# EXERCISE PROMPT
Pull each line containing "this" out of the data and copy it.

# EXERCISE DATA
=-=-=-=-=
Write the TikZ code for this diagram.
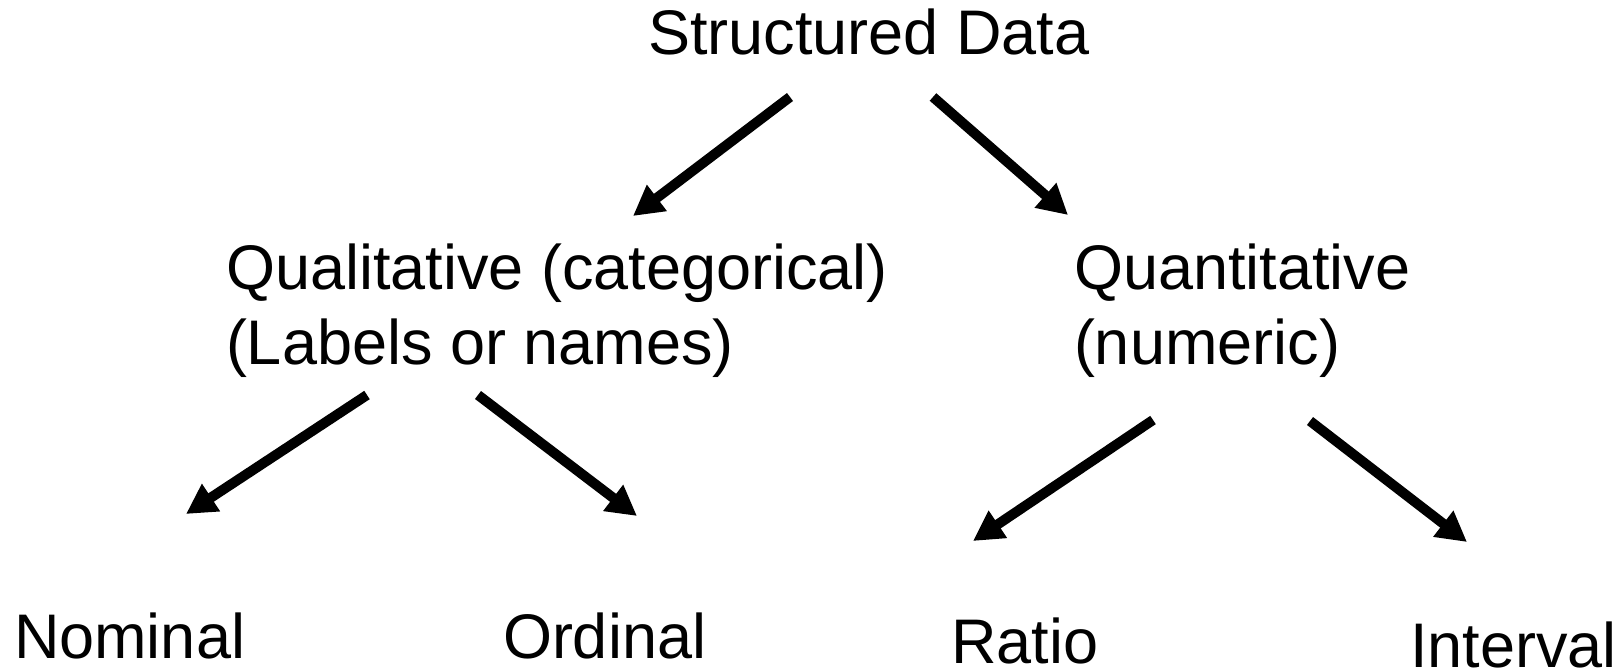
=-=-=-=-=
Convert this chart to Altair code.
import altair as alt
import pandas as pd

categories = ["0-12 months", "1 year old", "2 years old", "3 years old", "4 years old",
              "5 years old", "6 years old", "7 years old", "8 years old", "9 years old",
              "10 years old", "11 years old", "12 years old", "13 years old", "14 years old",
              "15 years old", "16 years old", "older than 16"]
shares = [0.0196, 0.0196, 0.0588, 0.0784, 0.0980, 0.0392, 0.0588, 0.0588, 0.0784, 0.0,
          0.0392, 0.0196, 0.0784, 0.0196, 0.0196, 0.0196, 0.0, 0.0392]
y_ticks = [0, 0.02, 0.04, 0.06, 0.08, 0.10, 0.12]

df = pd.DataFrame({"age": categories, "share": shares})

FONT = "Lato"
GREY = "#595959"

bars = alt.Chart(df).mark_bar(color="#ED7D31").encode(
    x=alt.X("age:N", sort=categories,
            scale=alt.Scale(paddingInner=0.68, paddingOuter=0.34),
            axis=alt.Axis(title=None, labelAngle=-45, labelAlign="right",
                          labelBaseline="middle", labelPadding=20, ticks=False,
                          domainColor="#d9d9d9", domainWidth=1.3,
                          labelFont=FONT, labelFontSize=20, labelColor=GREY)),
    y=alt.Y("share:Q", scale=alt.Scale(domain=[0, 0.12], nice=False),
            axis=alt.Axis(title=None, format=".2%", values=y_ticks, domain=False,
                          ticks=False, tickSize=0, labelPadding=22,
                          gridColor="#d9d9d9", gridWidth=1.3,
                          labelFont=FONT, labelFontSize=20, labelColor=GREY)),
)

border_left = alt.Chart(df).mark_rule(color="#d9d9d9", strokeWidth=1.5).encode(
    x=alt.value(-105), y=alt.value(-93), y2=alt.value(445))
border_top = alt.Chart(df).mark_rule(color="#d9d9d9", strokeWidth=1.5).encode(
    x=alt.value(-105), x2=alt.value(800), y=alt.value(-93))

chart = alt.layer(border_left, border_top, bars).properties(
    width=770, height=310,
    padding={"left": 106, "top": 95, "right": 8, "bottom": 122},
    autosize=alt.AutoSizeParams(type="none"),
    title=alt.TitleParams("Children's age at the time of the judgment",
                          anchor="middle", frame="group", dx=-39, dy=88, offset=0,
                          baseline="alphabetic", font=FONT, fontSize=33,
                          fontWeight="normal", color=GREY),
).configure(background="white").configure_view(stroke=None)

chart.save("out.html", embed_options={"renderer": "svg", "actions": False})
=-=-=-=-=
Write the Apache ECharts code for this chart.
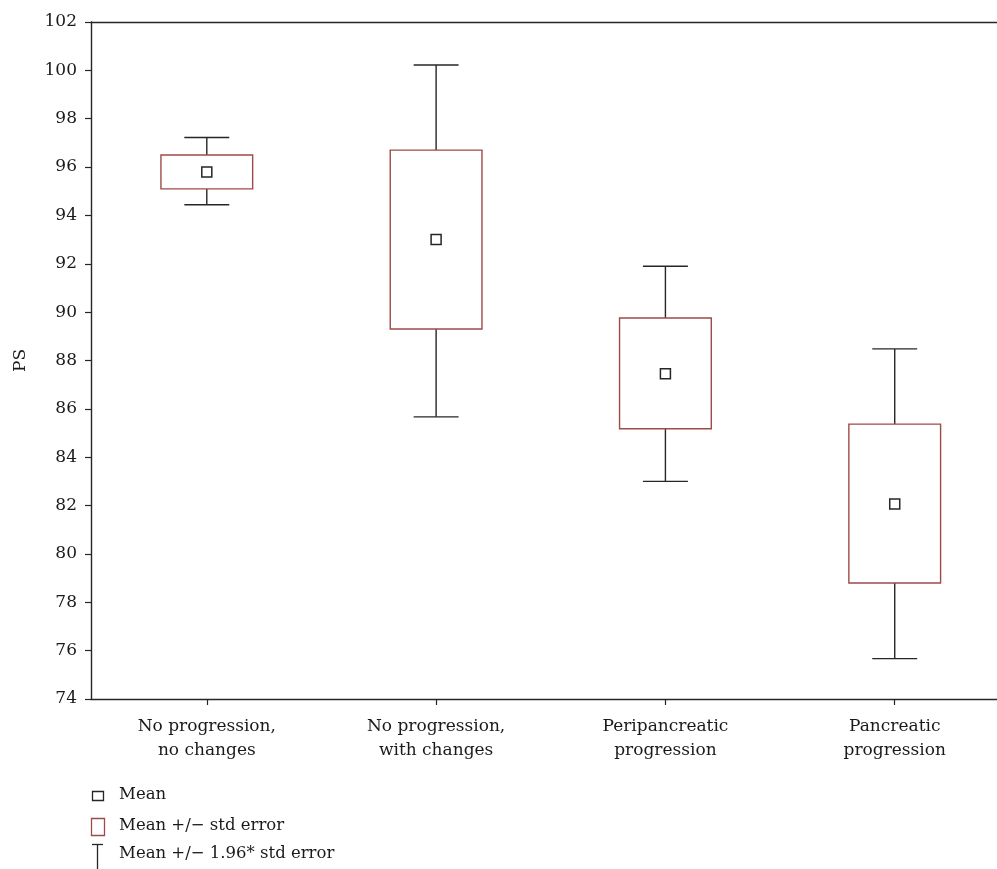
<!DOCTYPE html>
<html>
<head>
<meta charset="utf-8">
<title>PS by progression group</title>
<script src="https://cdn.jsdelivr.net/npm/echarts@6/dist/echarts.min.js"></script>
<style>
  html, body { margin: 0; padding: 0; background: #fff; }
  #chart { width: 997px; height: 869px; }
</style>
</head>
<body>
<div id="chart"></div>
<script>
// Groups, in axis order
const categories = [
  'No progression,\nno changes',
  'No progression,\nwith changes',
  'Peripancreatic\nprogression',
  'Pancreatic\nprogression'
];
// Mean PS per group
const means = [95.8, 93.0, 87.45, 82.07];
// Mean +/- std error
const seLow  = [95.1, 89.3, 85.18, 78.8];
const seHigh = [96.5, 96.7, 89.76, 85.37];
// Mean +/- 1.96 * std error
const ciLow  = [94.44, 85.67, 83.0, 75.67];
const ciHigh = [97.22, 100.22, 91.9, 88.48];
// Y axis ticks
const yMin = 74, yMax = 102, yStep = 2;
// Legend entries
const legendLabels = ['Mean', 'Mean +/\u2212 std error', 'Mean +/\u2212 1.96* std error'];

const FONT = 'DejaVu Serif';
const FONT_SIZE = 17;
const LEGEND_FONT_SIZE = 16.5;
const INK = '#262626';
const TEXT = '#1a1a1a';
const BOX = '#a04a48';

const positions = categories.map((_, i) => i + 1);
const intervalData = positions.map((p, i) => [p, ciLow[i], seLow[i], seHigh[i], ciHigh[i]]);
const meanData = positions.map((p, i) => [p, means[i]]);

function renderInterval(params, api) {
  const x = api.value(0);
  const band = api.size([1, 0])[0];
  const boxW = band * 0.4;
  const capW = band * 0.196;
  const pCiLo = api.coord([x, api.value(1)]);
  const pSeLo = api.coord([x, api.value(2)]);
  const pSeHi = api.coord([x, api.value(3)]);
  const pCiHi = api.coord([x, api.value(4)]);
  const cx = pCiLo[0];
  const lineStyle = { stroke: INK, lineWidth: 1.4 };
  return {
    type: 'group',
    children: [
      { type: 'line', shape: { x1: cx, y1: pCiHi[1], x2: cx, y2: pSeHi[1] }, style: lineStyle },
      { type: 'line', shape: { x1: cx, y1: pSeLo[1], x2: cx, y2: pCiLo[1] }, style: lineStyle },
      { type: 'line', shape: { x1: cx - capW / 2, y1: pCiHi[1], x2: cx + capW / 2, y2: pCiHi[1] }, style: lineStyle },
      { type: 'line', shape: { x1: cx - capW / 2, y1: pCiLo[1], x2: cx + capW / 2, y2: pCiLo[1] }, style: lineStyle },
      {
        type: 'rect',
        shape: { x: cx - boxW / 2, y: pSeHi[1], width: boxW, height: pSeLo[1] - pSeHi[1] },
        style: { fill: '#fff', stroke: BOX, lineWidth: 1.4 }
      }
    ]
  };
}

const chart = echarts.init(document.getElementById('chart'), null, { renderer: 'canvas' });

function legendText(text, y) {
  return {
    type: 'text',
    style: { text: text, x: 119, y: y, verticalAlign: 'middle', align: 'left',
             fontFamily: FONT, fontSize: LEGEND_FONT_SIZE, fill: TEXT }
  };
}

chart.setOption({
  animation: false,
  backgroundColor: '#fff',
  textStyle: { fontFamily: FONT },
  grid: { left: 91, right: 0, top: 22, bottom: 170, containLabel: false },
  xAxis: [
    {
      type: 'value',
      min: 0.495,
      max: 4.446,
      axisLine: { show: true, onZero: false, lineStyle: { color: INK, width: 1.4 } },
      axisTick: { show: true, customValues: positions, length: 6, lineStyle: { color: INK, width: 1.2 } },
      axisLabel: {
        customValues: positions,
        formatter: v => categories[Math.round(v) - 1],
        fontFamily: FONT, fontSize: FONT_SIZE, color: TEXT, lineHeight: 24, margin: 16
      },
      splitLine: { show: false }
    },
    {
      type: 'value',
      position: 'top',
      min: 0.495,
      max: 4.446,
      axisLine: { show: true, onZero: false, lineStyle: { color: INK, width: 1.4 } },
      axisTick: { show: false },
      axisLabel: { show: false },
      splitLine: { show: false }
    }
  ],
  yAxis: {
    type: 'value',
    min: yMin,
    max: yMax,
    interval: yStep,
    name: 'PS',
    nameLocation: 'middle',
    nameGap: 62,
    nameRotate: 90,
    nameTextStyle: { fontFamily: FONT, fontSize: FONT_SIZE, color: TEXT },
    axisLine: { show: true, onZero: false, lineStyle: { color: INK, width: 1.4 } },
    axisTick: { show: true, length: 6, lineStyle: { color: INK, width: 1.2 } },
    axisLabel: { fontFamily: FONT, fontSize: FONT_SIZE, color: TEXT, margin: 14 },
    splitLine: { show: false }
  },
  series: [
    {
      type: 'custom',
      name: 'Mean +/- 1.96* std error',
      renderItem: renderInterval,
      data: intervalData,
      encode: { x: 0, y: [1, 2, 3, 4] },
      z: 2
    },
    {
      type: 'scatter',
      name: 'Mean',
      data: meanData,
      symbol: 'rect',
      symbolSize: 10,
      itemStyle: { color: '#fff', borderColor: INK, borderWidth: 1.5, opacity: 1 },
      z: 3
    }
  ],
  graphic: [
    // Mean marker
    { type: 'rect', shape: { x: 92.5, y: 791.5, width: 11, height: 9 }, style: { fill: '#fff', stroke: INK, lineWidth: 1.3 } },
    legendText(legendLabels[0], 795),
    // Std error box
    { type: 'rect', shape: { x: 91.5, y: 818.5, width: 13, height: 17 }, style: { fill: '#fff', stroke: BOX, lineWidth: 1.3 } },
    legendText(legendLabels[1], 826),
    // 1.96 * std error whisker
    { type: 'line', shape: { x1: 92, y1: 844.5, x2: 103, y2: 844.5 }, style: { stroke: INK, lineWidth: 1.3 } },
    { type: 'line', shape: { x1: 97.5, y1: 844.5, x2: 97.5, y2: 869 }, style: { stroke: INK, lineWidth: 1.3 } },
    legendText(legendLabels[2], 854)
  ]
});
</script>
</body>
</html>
=-=-=-=-=
# RESPONSE BELOW
Write the TikZ code for this diagram.
Convert this chart to Altair code.
Write the Apache ECharts code for this chart.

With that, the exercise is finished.